Up to and including the line with "0.09, -0.02, 0.14];", reproduce the listing below exactly, beginning at its first line.

## RECORDED INFORMATION
%%
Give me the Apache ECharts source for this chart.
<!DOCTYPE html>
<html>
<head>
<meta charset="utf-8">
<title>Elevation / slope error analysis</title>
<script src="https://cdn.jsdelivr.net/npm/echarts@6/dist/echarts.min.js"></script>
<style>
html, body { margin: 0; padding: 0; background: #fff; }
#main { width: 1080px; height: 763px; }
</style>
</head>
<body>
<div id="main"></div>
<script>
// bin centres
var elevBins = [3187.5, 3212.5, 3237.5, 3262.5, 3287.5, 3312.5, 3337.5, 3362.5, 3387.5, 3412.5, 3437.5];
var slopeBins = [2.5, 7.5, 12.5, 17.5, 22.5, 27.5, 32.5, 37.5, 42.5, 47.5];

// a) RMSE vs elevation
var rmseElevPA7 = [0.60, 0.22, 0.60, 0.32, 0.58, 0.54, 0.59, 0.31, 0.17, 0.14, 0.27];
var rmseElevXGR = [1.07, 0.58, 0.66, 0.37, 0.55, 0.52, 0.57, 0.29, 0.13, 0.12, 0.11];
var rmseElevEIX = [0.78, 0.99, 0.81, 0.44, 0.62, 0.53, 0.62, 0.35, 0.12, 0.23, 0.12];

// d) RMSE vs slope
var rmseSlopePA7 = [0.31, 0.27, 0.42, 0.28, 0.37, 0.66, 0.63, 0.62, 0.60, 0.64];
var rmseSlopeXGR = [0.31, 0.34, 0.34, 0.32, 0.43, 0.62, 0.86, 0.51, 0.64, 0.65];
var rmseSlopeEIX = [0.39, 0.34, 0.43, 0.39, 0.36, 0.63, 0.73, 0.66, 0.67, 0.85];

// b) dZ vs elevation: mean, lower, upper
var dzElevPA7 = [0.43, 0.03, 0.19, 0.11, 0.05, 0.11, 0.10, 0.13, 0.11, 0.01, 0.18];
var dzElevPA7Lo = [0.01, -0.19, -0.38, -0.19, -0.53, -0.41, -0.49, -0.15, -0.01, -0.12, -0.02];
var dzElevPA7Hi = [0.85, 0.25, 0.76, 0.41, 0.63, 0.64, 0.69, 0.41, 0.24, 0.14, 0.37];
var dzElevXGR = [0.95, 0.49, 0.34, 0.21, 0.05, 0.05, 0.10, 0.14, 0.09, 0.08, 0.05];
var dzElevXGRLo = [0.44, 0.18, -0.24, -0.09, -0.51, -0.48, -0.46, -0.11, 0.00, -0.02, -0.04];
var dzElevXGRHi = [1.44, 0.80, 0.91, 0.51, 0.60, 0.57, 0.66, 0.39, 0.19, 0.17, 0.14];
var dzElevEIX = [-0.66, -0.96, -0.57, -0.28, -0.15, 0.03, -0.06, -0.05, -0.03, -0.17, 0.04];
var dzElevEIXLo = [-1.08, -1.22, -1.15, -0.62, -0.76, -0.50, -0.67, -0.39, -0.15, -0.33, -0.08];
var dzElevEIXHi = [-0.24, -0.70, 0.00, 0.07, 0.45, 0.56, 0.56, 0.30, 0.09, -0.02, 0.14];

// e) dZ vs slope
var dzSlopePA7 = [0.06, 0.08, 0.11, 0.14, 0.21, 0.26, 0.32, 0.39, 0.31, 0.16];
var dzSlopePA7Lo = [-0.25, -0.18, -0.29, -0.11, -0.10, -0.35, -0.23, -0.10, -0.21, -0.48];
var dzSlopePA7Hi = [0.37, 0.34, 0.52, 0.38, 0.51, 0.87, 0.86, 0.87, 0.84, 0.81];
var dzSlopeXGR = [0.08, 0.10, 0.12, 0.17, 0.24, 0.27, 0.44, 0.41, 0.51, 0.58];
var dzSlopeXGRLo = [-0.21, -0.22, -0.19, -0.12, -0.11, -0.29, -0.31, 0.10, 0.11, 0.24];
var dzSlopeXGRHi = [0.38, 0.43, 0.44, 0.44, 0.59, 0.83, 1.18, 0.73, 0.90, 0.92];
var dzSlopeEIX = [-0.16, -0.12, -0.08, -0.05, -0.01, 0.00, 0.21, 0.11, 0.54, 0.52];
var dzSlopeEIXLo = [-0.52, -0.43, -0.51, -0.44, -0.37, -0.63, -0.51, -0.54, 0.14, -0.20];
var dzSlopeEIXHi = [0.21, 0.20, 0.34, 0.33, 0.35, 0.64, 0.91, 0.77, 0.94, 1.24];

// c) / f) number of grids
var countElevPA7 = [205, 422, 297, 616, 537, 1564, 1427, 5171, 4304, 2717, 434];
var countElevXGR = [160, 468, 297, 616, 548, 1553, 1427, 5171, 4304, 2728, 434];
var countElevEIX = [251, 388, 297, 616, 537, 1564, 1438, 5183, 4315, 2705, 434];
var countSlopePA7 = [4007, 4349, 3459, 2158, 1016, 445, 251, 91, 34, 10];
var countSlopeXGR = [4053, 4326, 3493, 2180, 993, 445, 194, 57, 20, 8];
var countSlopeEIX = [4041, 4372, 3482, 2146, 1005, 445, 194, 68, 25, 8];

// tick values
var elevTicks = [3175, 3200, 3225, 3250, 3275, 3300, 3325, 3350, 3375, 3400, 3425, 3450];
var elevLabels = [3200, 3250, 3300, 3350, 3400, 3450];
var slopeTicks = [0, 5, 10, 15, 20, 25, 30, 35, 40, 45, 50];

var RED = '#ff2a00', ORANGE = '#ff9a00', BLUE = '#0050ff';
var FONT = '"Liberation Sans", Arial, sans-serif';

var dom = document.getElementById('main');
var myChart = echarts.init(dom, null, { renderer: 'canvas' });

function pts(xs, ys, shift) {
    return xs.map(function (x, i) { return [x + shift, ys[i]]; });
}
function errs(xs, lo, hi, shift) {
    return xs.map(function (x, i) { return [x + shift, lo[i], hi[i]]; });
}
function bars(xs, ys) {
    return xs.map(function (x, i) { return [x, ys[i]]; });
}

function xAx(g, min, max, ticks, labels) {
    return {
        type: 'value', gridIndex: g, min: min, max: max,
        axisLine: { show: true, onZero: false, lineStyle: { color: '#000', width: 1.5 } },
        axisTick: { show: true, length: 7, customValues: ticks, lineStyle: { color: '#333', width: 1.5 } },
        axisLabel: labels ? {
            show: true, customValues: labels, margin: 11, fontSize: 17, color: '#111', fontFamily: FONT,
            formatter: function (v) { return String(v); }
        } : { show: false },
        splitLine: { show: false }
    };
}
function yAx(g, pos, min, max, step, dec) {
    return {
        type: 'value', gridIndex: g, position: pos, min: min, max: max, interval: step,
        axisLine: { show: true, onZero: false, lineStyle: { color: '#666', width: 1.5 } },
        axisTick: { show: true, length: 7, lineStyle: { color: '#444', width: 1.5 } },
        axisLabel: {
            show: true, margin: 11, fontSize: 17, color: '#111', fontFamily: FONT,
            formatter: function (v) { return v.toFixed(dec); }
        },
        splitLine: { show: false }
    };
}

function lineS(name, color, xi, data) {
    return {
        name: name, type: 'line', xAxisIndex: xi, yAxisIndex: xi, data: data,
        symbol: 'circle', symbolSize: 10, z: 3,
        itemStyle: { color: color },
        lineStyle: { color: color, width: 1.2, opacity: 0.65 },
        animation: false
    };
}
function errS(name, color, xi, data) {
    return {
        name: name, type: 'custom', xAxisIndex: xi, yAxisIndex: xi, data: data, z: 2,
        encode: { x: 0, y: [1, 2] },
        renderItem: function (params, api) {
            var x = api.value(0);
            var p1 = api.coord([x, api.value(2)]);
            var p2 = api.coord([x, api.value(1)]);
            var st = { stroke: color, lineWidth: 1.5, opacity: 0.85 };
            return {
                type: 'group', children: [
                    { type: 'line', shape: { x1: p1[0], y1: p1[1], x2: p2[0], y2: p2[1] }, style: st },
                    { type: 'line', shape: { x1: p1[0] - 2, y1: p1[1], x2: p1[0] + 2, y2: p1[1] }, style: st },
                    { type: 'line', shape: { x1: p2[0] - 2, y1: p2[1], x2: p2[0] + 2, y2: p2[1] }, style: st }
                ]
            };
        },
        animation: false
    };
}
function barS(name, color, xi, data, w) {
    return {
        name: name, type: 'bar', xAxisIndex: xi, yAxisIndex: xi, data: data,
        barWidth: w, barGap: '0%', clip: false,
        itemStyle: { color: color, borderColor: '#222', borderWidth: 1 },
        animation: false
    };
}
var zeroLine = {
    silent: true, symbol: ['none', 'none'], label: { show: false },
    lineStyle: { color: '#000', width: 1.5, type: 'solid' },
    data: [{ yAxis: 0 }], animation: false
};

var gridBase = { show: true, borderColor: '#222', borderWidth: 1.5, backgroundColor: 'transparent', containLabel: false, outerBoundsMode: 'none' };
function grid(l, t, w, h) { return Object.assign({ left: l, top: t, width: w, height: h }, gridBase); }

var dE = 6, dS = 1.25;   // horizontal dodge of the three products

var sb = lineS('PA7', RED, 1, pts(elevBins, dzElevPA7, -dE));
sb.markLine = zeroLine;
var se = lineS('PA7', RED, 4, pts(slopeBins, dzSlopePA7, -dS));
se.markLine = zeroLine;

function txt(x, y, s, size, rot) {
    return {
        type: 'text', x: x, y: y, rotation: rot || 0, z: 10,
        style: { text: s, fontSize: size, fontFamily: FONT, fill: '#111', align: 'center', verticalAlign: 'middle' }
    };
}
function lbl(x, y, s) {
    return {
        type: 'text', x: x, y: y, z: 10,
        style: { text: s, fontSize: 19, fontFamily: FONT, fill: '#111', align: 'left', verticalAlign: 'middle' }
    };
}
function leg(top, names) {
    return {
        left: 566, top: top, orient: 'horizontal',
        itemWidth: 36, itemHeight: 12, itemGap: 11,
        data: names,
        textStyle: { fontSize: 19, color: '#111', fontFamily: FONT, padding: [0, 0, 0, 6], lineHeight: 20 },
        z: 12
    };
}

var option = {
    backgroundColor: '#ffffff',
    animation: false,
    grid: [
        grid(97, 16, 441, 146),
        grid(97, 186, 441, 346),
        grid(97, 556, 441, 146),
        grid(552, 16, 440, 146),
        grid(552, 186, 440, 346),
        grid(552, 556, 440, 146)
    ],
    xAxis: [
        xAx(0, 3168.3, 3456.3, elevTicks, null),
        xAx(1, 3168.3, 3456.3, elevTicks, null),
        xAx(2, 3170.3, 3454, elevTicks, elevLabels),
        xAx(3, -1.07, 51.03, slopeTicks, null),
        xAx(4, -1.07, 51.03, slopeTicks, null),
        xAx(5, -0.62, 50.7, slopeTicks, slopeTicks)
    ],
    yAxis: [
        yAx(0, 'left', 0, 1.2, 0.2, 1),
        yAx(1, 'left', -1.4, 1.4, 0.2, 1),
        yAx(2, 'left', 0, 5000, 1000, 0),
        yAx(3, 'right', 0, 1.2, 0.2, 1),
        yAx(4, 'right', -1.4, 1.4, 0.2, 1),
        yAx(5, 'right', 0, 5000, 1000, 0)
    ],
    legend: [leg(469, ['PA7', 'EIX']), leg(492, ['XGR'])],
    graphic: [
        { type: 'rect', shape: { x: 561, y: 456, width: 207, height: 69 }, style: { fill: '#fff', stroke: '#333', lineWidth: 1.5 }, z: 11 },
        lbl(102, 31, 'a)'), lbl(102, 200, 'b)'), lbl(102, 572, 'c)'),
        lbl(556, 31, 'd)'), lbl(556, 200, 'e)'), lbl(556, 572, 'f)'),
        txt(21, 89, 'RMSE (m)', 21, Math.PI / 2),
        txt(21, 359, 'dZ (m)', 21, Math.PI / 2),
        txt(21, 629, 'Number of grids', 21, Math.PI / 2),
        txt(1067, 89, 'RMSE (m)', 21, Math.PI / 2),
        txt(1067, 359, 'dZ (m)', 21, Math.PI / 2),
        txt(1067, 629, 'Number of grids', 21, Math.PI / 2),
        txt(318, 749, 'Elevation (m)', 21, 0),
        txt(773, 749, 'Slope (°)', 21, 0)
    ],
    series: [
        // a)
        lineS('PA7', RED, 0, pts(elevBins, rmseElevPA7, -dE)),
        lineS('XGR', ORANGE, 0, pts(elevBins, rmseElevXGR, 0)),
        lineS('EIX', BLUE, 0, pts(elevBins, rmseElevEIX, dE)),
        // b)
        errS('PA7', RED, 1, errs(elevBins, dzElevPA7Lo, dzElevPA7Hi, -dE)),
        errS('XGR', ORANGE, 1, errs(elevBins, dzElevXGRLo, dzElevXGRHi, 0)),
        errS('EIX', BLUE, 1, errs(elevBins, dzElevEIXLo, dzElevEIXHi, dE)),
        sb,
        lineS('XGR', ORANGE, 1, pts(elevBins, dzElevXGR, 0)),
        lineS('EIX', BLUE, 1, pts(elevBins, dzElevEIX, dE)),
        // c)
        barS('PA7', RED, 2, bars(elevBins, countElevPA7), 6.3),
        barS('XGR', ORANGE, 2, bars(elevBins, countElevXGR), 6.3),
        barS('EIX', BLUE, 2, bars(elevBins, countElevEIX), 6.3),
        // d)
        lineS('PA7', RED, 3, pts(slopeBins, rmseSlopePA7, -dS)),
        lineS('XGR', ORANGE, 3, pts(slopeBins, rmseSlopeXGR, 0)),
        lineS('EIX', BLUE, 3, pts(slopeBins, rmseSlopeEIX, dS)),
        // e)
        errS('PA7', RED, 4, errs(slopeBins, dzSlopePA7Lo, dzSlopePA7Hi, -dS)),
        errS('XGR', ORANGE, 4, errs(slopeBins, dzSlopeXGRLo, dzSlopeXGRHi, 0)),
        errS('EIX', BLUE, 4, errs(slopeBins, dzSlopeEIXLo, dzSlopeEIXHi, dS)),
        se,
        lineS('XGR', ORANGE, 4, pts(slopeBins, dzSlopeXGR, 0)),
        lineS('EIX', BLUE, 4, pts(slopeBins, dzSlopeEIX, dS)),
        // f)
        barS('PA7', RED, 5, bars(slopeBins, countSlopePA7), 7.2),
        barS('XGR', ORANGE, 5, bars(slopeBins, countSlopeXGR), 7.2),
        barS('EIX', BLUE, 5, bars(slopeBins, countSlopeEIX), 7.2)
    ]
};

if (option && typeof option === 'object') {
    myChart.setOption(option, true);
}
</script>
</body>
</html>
%%
## EXERCISE ANSWER
Give me the Apache ECharts source for this chart.
<!DOCTYPE html>
<html>
<head>
<meta charset="utf-8">
<title>Elevation / slope error analysis</title>
<script src="https://cdn.jsdelivr.net/npm/echarts@6/dist/echarts.min.js"></script>
<style>
html, body { margin: 0; padding: 0; background: #fff; }
#main { width: 1080px; height: 763px; }
</style>
</head>
<body>
<div id="main"></div>
<script>
// bin centres
var elevBins = [3187.5, 3212.5, 3237.5, 3262.5, 3287.5, 3312.5, 3337.5, 3362.5, 3387.5, 3412.5, 3437.5];
var slopeBins = [2.5, 7.5, 12.5, 17.5, 22.5, 27.5, 32.5, 37.5, 42.5, 47.5];

// a) RMSE vs elevation
var rmseElevPA7 = [0.60, 0.22, 0.60, 0.32, 0.58, 0.54, 0.59, 0.31, 0.17, 0.14, 0.27];
var rmseElevXGR = [1.07, 0.58, 0.66, 0.37, 0.55, 0.52, 0.57, 0.29, 0.13, 0.12, 0.11];
var rmseElevEIX = [0.78, 0.99, 0.81, 0.44, 0.62, 0.53, 0.62, 0.35, 0.12, 0.23, 0.12];

// d) RMSE vs slope
var rmseSlopePA7 = [0.31, 0.27, 0.42, 0.28, 0.37, 0.66, 0.63, 0.62, 0.60, 0.64];
var rmseSlopeXGR = [0.31, 0.34, 0.34, 0.32, 0.43, 0.62, 0.86, 0.51, 0.64, 0.65];
var rmseSlopeEIX = [0.39, 0.34, 0.43, 0.39, 0.36, 0.63, 0.73, 0.66, 0.67, 0.85];

// b) dZ vs elevation: mean, lower, upper
var dzElevPA7 = [0.43, 0.03, 0.19, 0.11, 0.05, 0.11, 0.10, 0.13, 0.11, 0.01, 0.18];
var dzElevPA7Lo = [0.01, -0.19, -0.38, -0.19, -0.53, -0.41, -0.49, -0.15, -0.01, -0.12, -0.02];
var dzElevPA7Hi = [0.85, 0.25, 0.76, 0.41, 0.63, 0.64, 0.69, 0.41, 0.24, 0.14, 0.37];
var dzElevXGR = [0.95, 0.49, 0.34, 0.21, 0.05, 0.05, 0.10, 0.14, 0.09, 0.08, 0.05];
var dzElevXGRLo = [0.44, 0.18, -0.24, -0.09, -0.51, -0.48, -0.46, -0.11, 0.00, -0.02, -0.04];
var dzElevXGRHi = [1.44, 0.80, 0.91, 0.51, 0.60, 0.57, 0.66, 0.39, 0.19, 0.17, 0.14];
var dzElevEIX = [-0.66, -0.96, -0.57, -0.28, -0.15, 0.03, -0.06, -0.05, -0.03, -0.17, 0.04];
var dzElevEIXLo = [-1.08, -1.22, -1.15, -0.62, -0.76, -0.50, -0.67, -0.39, -0.15, -0.33, -0.08];
var dzElevEIXHi = [-0.24, -0.70, 0.00, 0.07, 0.45, 0.56, 0.56, 0.30, 0.09, -0.02, 0.14];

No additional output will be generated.